No language has words for all the blues of a wind-churned sea or the greens and golds of a wildflower meadow in late summer. Globally, different languages have divvied up the world of color using their own set of labels, from just a few to dozens.
The question of how humans have done this—ascribe a finite vocabulary to the multitude of perceivable colors—has been long studied, and consistent patterns have emerged, even across wildly divergent languages and cultures. Yet slight differences among languages persist, and what is less understood is how the differing communicative needs of local cultures drive those differences. Do some cultures need to talk about certain colors more than others, and how does that shape their language?
In a new study, researchers led by Colin Twomey, a postdoc in Penn’s MindCORE program, and Joshua Plotkin, a professor in the School of Arts & Sciences’ Biology Department, address these questions, developing an algorithm capable of inferring a culture’s communicative needs—the imperative to talk about certain colors—using previously collected data from 130 diverse languages.
Their findings underscore that, indeed, cultures across the globe differ in their need to communicate about certain colors. Linking almost all languages, however, is an emphasis on communicating about warm colors—reds and yellows—that are known to draw the human eye and that correspond with the colors of ripe fruits in primate diets.
The work, a collaboration that included Penn linguist Gareth Roberts and psychologist David Brainard, is published in Proceedings of the National Academy of Sciences.

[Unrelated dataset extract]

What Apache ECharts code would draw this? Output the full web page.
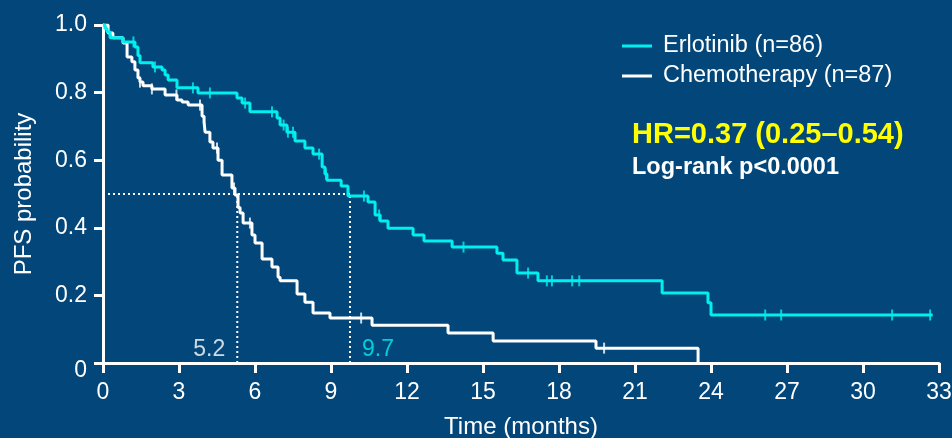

“The fact that color vocabularies could be an efficient representation of the communicative needs of colors is an idea that’s been around for 20 years,” says Twomey. “It struck me that, OK, if this is our idea about how color vocabularies are formed, then we could go in reverse and ask, ‘Well, what would have been the communicative needs that would have been necessary for this vocabulary to arrive at its present form?’ It’s a hard problem, but I had an intuition that it was a solvable one.”